I'll avoid a lengthy discussion involving examples so I'll just say this. The issue that cars detract from spending in the US and the Barcelona setting is, I reckon, pretty clear-cut. It's not so clear-cut here and in some other European cities. For example, in a German-speaking city (which I won't name out of deference) where I was living for quite some while has shops with easy walking access à la Barcelona and people actually shop by walking around—and public transport is as good as it gets (I've seen no better anywhere). That said, the number of cars parked in the side streets (and anywhere else their owners can find to park them) is quite unbelievable—it's nothing to see cars parked at 45 degrees across the 90 degree junction of two sidewalks if that's the only space available—moreover, it happens all the time. Most people who live there DO NOT need a vehicle and yet they have an obsession to own one (seems as if their psyche remains unfulfilled unless they own a car even if they rarely use it). So much for eliminating cars by providing easy walking access to shops! Despite this and excellent public transport—which they all use with gusto—it still hasn't eliminated the vehicle problem.

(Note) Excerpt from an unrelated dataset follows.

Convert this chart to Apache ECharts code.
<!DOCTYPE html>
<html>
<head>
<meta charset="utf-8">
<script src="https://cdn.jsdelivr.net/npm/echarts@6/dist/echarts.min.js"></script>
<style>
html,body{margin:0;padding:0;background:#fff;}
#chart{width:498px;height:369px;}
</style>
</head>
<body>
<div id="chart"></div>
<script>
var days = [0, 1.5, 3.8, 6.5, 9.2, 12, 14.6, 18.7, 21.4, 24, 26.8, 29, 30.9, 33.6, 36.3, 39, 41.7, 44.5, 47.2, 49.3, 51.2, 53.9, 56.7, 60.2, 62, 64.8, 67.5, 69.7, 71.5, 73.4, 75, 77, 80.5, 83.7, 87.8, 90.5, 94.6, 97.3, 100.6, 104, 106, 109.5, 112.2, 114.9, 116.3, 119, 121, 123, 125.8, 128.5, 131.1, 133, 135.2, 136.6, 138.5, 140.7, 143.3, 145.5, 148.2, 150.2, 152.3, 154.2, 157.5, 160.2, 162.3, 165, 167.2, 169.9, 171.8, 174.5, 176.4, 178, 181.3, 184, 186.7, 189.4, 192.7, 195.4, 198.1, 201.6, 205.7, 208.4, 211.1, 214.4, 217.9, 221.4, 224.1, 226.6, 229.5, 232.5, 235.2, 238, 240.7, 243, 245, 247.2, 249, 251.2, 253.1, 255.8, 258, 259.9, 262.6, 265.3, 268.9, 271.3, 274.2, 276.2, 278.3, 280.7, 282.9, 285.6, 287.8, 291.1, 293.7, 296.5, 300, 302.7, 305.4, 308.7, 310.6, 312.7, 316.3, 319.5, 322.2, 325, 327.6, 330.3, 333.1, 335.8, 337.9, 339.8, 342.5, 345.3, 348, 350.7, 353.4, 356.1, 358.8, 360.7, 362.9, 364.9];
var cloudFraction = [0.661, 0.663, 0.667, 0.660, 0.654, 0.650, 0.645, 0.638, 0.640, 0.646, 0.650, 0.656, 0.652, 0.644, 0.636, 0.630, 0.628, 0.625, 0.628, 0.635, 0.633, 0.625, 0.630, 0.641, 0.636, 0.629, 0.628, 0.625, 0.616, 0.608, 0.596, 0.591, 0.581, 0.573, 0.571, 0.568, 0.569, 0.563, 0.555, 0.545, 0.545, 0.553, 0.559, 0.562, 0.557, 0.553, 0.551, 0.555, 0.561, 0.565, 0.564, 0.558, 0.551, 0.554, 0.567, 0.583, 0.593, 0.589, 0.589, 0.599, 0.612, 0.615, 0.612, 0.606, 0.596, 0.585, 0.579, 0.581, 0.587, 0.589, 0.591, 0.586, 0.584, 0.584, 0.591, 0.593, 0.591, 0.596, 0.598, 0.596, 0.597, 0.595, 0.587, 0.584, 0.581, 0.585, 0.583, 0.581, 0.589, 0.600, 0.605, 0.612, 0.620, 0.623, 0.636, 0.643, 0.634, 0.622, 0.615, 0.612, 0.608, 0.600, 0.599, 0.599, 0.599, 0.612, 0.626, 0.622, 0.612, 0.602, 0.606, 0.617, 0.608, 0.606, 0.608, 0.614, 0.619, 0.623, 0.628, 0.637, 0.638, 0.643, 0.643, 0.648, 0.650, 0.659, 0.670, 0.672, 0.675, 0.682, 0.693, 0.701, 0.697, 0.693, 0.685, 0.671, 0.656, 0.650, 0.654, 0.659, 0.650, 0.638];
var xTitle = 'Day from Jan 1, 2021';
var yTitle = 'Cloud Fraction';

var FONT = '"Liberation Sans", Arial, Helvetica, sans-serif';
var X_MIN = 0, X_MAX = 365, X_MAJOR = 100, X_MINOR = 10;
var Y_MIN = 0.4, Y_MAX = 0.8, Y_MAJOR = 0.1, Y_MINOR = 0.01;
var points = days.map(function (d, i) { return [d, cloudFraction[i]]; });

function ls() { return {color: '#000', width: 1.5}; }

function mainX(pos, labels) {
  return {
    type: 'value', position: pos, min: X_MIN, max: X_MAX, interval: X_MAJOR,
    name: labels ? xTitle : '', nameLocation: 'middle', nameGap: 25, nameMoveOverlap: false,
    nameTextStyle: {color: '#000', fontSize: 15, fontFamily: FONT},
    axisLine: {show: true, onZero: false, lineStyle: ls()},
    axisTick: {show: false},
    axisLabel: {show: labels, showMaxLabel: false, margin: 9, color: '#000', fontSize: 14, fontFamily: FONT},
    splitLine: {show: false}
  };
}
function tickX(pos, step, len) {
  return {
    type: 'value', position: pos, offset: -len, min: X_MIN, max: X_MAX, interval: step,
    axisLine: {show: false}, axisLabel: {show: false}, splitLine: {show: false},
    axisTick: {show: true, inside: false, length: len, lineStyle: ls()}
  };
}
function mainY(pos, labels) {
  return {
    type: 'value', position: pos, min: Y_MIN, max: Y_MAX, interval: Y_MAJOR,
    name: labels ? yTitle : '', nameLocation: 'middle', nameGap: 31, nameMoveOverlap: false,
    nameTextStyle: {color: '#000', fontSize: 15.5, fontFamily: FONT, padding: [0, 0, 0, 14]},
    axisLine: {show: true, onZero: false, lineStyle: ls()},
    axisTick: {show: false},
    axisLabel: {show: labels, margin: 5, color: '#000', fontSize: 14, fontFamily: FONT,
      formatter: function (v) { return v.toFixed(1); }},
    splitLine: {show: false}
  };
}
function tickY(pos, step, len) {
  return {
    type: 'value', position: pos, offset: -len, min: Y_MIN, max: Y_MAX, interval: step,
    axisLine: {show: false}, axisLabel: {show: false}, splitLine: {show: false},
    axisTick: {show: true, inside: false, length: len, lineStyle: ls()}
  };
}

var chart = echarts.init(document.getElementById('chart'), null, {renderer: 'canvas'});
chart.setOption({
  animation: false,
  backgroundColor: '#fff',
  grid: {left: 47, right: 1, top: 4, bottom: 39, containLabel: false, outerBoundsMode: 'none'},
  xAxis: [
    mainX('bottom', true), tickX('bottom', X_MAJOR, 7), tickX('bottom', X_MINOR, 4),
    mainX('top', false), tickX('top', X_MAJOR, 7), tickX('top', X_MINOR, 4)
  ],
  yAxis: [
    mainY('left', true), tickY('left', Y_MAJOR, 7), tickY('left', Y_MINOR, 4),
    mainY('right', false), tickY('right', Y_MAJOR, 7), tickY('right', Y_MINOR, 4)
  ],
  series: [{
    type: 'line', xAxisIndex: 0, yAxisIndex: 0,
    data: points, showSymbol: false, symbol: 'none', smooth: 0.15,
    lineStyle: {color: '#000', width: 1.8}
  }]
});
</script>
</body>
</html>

It seems to me that we need to be very careful how we measure the benefits of planning our cities to be more human-friendly. There seems to be no one-plan-fits-all, generalizing seems a risky business. If there's an underlying car culture as there is there (and here where I am now) then the benefits of good planning and having ready access to shops by foot may be much harder to realize than it first seems.

Unfortunately, it seems to me the same problem arises when it comes to invoking Donald Shoup's underlying Georgist philosophy which underpins many of these new ideas about planning our cities. (I know, this is somewhat esoteric matter but unless we can genuinely equate it out of the discussion then it might come back to bite us).